The second time I was hospitalized was because of my anti-depressants. More or less because I stopped taking them. I got put on medication the very first time I was hospitalized. I stopped taking them for a few days because I forgot and I felt really down. I take two different medications. One is a mood stabilizer and the other is an antidepressant. The second time I was hospitalized was Halloween night and I had an appointment with my therapist. I wasn’t doing well that day, because of not taking my medication. I was so depressed and down that I was feeling suicidal. Before my appointment with her I remember talking to my mom and telling her i didn’t want to live anymore. I was crying these huge tears and explaining everything that was wrong with my life. I didn’t want to fight anymore.
I don’t know how I would react if Mackenzie, my daughter, said those things to me. I would be absolutely heartbroken. I don’t know how my mom was able to handle the situation, but she did a great job. She’s a huge reason why I am still here. She has helped me get through so many struggles. After I talked to her before my appointment we decided she would drive me to my therapy appointment because we both knew that my therapist was going to make me go to the E.R.
Right after I got out of the hospital the first time there was this policy that my therapist had. It was called CAMS. I don’t remember what it stood for, but it was for people who have had suicidal thoughts. It was an assessment ranging from 1-5 in a few different categories and it measured how likely you were to commit suicide. We started each session with CAMS That day I was a 5 in all the categories. I remember her asking me “Kayla, if I send you home right now whats the chances that you will try and take your own life” And I replied “If you send me home, I will.” At that time she called the ambulance and they took me to the E.R. to be evaluated. I called my dad who had Mackenzie at the time and I said bye to her over video chat. It killed me that I wasn’t able to hug her and say a proper goodbye, but it was only for a few days and I knew I would be okay. I was put on a 72 hour hold. I remember feeling so dead inside. When you go to the hospital in Cheyenne for suicidal idealization they make you dress down and put scrubs on and go to a room all by yourself. I remember changing my clothes and I felt like a failure. I felt stupid that I ended back up in the hospital. I felt like a total idiot.
First, I should tell you about why I felt so stupid. When I went to the hospital before, I was put on a 72 hour hold and the doctors and staff wanted to keep me longer than 72 hours, but I didn’t want to so they took me to court and I plead my case. Everyone there told me to stay and that I would just be back in a couple of weeks if I didn’t stay. I won the court case and decided to leave against medical advise. Looking back I wish I would have stayed a little longer to work through some of the issues in my life.
Anyways, I felt like a complete idiot. I knew they were going to send me back up to behavioral health services and I knew they were going to try and keep me longer than 72 hours. All of the staff remembered me. Because of the mood I was in, it felt like they were all saying “I told you so” from the windows. They weren’t, but that’s the way I felt. I stayed there for another 5 days and then went home. I left against medical advise again, but I finally felt like I could handle anything as long as I stayed on my medication and kept challenging negative thoughts.

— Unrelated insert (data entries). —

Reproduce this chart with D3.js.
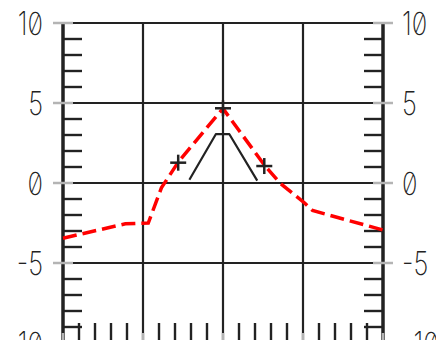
<!DOCTYPE html>
<html>
<head>
<meta charset="utf-8">
<script src="https://cdn.jsdelivr.net/npm/d3@7"></script>
<style>
  html, body { margin: 0; padding: 0; background: #fff; }
  svg { display: block; }
  .lbl { font-family: Inter, "DejaVu Sans", sans-serif; font-weight: 200; font-size: 32px; fill: #222;
         font-feature-settings: "zero" 1; font-variant-numeric: slashed-zero; }
</style>
</head>
<body>
<svg id="chart" width="436" height="340"></svg>
<script>
// ---- data ----
const yTickValues = [-10, -5, 0, 5, 10];
const yTickLabels = ["-10", "-5", "0", "5", "10"];
const xGridValues = [-10, -5, 0, 5, 10];

const redX = [-10, -6.1, -4.67, -3.85, -2.8, -1.1, 0, 2.6, 3.56, 5.1, 5.6, 10];
const redY = [-3.45, -2.55, -2.5, -0.3, 1.3, 3.35, 4.65, 1.1, 0, -1.25, -1.72, -2.94];

const blackX = [-2.1, -0.45, 0.4, 2.14];
const blackY = [0.2, 3.05, 3.05, 0.15];

const markerX = [-2.8, 0, 2.58];
const markerY = [1.27, 4.67, 1.06];

// ---- chart ----
const svg = d3.select("#chart");
const x = d3.scaleLinear().domain([-10, 10]).range([63, 383]);
const y = d3.scaleLinear().domain([-10, 10]).range([343, 23]);

const dark = "#222";
const g = svg.append("g");

// gridlines
g.selectAll(".vg").data([-5, 0, 5]).join("line")
  .attr("x1", d => x(d)).attr("x2", d => x(d))
  .attr("y1", y(10)).attr("y2", y(-10))
  .attr("stroke", dark).attr("stroke-width", 2.2);
g.selectAll(".hg").data(yTickValues).join("line")
  .attr("x1", x(-10)).attr("x2", x(10))
  .attr("y1", d => y(d)).attr("y2", d => y(d))
  .attr("stroke", dark).attr("stroke-width", 2.2);

// minor ticks
const minors = d3.range(-10, 11).filter(v => v % 5 !== 0);
g.selectAll(".ml").data(minors).join("line")
  .attr("x1", x(-10)).attr("x2", x(-10) + 19)
  .attr("y1", d => y(d)).attr("y2", d => y(d))
  .attr("stroke", dark).attr("stroke-width", 2.4);
g.selectAll(".mr").data(minors).join("line")
  .attr("x1", x(10) - 19).attr("x2", x(10))
  .attr("y1", d => y(d)).attr("y2", d => y(d))
  .attr("stroke", dark).attr("stroke-width", 2.4);
g.selectAll(".mb").data(minors).join("line")
  .attr("x1", d => x(d)).attr("x2", d => x(d))
  .attr("y1", y(-10)).attr("y2", y(-10) - 20)
  .attr("stroke", dark).attr("stroke-width", 2.4);

// axis lines
[x(-10), x(10)].forEach(px => {
  g.append("line").attr("x1", px).attr("x2", px)
    .attr("y1", y(10)).attr("y2", y(-10))
    .attr("stroke", dark).attr("stroke-width", 3.5);
});

// major ticks (gray)
const gray = "#b4b4b4";
[x(-10), x(10)].forEach(px => {
  g.selectAll(null).data(yTickValues).join("line")
    .attr("x1", px - 10).attr("x2", px + 10)
    .attr("y1", d => y(d)).attr("y2", d => y(d))
    .attr("stroke", gray).attr("stroke-width", 2.5);
});
g.selectAll(".mjb").data(xGridValues).join("line")
  .attr("x1", d => x(d)).attr("x2", d => x(d))
  .attr("y1", y(-10) - 10).attr("y2", y(-10) + 10)
  .attr("stroke", gray).attr("stroke-width", 2.5);

// labels
g.selectAll(".ll").data(yTickValues).join("text")
  .attr("class", "lbl")
  .attr("text-anchor", "end")
  .attr("dominant-baseline", "central")
  .attr("transform", d => `translate(43,${y(d)}) scale(0.8,1)`)
  .text((d, i) => yTickLabels[i]);
g.selectAll(".rl").data(yTickValues).join("text")
  .attr("class", "lbl")
  .attr("text-anchor", "start")
  .attr("dominant-baseline", "central")
  .attr("transform", d => `translate(402,${y(d)}) scale(0.8,1)`)
  .text((d, i) => yTickLabels[i]);

// black trapezoid
const line = d3.line().x(d => x(d[0])).y(d => y(d[1]));
g.append("path")
  .attr("d", line(blackX.map((v, i) => [v, blackY[i]])))
  .attr("fill", "none").attr("stroke", dark).attr("stroke-width", 2.2)
  .attr("stroke-linejoin", "round");

// red dashed
g.append("path")
  .attr("d", line(redX.map((v, i) => [v, redY[i]])))
  .attr("fill", "none").attr("stroke", "#ff0000").attr("stroke-width", 3.5)
  .attr("stroke-dasharray", "14,6");

// plus markers
const pts = markerX.map((v, i) => [v, markerY[i]]);
const s = 8;
g.selectAll(".ph").data(pts).join("line")
  .attr("x1", d => x(d[0]) - s).attr("x2", d => x(d[0]) + s)
  .attr("y1", d => y(d[1])).attr("y2", d => y(d[1]))
  .attr("stroke", dark).attr("stroke-width", 2.5);
g.selectAll(".pv").data(pts).join("line")
  .attr("x1", d => x(d[0])).attr("x2", d => x(d[0]))
  .attr("y1", d => y(d[1]) - s).attr("y2", d => y(d[1]) + s)
  .attr("stroke", dark).attr("stroke-width", 2.5);
</script>
</body>
</html>
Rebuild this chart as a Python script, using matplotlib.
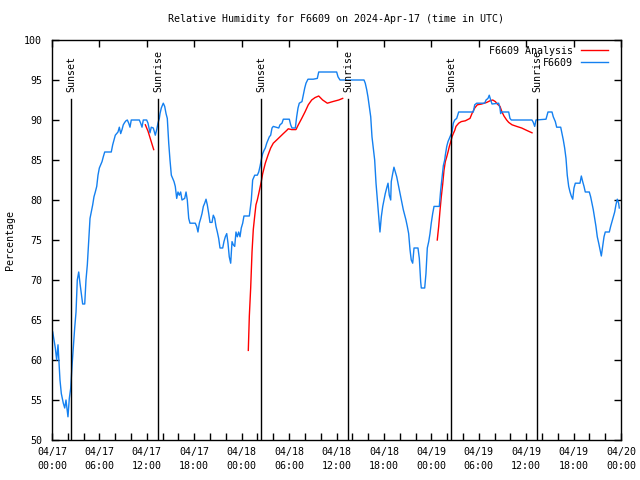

It was my own fault that I ended back up in the hospital because I forgot to take my medication. Antidepressants are so good when you actually take them. They have made me be able to have a better stability with my mood and they have helped me feel a little happier. I don’t have as many mood swings anymore and I have a little bit more patience. One of the girls in the hospital asked me “If you go home today, will your daughter see a difference in you?” and I sat and thought about that for a while. I finally felt like I was okay. My medication has helped me get through some pretty dark times.
Not only has medication helped me through depressed times, but its also helped with my anxiety. There was a point in my life where I had 4 panic attacks in one week. Now I don’t get them as often. Because my mood isn’t changing so often with mood swings, I don’t worry as much as I used to.
I struggled with taking medication at first because I didn’t want to feel like I had to take something in order to be happy. I didn’t want to rely on pills. But what I didn’t understand is depression is a disease. It’s a chemical imbalance in your brain. Medication just fixes that chemical imbalance.
Life is never easy. Living with depression and anxiety is hard. Living with post-pardom depression is real and its difficult. But if your on the fence about medication, I highly suggest you try it. Now, medication isn’t for everyone. It doesn’t work for some people. But its always worth the try. I feel so much better when I take my medication. Everyone can tell if I miss a day or two with my medication. Medication helps millions of people. If your struggling, you might as well just look into it. It has helped me immensely.